Your goal: Line by line, repeat the data below exactly, beginning at the first line and ending at the line with "const comp1Labeled = [0.85, 0.95];". Omit pictures.

[START Provided data]

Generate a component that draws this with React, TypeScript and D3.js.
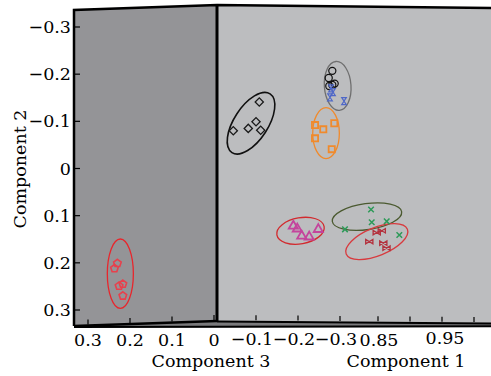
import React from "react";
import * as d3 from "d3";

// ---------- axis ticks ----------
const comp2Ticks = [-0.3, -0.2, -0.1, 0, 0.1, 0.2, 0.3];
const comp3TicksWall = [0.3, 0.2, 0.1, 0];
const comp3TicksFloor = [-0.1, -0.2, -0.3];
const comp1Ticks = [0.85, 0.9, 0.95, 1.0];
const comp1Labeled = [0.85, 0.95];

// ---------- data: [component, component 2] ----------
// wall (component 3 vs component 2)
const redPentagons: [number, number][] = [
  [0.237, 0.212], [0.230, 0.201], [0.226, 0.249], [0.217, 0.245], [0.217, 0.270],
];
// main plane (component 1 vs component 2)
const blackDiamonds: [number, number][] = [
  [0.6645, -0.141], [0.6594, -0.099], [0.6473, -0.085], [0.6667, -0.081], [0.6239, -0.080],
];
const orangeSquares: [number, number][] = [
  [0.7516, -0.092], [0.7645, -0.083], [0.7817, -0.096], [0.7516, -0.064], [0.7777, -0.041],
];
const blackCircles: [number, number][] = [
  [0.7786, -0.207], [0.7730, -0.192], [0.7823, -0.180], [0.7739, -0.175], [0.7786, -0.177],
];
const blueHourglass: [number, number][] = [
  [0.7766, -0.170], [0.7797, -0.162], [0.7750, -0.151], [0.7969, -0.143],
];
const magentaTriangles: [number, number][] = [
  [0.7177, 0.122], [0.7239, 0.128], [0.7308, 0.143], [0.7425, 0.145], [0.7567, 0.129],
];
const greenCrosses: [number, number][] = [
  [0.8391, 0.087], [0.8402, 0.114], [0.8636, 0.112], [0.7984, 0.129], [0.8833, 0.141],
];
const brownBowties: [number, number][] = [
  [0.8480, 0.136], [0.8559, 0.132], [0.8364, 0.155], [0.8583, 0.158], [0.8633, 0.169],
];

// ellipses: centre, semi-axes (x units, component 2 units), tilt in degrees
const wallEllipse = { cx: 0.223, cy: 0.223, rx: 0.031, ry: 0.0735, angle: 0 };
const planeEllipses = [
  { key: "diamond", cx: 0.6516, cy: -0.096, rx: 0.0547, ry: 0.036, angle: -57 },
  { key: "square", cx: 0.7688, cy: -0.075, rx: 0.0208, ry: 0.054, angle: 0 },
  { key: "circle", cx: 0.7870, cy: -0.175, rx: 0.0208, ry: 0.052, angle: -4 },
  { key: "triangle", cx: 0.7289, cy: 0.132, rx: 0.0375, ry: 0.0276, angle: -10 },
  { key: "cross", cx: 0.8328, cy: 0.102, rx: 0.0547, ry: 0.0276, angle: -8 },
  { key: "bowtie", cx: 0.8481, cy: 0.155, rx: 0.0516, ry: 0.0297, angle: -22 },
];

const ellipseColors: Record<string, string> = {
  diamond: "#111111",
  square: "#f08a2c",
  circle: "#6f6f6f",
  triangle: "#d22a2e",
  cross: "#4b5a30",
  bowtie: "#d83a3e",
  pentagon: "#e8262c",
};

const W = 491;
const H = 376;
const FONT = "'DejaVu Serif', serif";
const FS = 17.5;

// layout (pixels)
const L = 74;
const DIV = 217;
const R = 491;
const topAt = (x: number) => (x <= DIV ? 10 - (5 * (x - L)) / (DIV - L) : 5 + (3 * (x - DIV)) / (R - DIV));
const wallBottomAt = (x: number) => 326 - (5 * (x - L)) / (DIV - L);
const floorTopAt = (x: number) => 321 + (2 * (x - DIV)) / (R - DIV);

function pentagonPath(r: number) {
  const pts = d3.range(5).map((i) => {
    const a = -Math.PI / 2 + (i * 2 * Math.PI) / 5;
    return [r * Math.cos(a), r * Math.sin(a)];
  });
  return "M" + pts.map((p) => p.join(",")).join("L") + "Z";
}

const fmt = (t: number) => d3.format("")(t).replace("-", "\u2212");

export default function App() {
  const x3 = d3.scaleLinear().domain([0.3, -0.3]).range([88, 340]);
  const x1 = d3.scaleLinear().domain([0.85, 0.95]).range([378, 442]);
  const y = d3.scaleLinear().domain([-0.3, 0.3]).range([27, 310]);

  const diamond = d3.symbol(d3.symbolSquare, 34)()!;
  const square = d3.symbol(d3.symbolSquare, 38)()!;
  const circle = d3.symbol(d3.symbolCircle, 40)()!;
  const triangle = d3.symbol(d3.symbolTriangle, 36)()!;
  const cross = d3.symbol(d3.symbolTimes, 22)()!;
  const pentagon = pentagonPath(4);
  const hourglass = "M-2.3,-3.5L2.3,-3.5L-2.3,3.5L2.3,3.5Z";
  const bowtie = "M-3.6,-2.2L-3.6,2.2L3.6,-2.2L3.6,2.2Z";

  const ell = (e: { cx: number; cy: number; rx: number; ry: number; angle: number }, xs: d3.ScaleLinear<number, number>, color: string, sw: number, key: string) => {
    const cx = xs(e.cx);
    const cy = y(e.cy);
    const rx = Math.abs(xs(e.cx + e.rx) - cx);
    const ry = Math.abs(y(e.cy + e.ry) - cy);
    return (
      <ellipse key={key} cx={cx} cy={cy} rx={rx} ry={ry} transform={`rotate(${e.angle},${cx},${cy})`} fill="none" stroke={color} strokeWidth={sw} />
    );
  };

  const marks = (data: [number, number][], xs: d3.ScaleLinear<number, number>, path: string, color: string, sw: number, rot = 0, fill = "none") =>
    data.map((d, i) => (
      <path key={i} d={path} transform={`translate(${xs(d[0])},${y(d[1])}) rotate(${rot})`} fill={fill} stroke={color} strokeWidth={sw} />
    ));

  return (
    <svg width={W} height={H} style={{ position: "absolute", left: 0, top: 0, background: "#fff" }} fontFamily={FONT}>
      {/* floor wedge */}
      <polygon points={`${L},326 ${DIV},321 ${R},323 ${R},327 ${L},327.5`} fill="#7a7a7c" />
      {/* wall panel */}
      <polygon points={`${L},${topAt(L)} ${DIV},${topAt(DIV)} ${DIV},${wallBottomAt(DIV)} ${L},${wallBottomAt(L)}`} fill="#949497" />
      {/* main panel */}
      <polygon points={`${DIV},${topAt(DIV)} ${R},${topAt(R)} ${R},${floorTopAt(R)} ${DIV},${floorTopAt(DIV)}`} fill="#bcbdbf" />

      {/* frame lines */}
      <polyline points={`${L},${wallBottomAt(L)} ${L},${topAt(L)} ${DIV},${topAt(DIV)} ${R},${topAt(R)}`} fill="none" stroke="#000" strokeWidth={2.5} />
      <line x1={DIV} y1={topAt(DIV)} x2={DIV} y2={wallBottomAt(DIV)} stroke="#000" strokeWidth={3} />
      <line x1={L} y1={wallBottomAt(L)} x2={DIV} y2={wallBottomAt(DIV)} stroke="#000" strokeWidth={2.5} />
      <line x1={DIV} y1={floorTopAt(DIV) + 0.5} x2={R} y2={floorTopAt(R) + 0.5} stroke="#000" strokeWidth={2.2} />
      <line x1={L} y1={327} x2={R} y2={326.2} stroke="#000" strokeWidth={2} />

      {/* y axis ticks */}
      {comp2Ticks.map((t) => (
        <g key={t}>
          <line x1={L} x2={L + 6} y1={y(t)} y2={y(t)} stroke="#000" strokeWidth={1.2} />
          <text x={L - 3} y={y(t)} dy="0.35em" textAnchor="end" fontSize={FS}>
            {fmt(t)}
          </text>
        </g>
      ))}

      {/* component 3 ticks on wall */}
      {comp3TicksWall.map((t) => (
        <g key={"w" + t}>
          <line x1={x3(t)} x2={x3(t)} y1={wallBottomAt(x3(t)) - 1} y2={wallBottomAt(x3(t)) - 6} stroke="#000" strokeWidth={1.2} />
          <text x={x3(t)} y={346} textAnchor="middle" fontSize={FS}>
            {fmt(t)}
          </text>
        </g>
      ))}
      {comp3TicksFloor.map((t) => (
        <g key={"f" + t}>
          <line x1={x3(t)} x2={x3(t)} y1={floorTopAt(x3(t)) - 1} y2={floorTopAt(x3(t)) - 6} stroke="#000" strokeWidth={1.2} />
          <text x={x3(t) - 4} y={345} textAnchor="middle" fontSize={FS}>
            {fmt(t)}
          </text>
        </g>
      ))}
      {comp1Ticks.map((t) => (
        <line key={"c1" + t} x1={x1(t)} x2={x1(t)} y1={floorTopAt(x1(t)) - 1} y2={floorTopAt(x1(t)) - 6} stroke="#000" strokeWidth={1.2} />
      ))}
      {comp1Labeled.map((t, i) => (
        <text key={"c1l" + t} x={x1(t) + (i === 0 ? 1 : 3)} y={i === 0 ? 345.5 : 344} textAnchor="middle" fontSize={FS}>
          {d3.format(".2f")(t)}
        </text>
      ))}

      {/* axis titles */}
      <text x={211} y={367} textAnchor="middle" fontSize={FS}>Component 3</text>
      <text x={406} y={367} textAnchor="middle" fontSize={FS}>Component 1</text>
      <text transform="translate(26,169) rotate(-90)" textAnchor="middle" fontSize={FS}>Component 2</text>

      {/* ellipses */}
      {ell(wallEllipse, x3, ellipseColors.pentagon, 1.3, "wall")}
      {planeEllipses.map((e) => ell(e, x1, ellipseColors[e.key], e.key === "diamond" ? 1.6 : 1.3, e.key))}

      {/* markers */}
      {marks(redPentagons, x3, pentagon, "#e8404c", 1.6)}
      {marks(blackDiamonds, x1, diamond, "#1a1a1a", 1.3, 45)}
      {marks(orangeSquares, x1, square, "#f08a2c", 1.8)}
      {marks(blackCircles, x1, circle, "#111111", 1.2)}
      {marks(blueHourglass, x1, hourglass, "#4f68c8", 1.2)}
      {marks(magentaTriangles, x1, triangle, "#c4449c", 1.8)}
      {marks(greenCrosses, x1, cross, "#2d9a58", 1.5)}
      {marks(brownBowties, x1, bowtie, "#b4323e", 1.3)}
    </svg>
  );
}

[END Provided data]

Result for this task:
Generate a component that draws this with React, TypeScript and D3.js.
import React from "react";
import * as d3 from "d3";

// ---------- axis ticks ----------
const comp2Ticks = [-0.3, -0.2, -0.1, 0, 0.1, 0.2, 0.3];
const comp3TicksWall = [0.3, 0.2, 0.1, 0];
const comp3TicksFloor = [-0.1, -0.2, -0.3];
const comp1Ticks = [0.85, 0.9, 0.95, 1.0];
const comp1Labeled = [0.85, 0.95];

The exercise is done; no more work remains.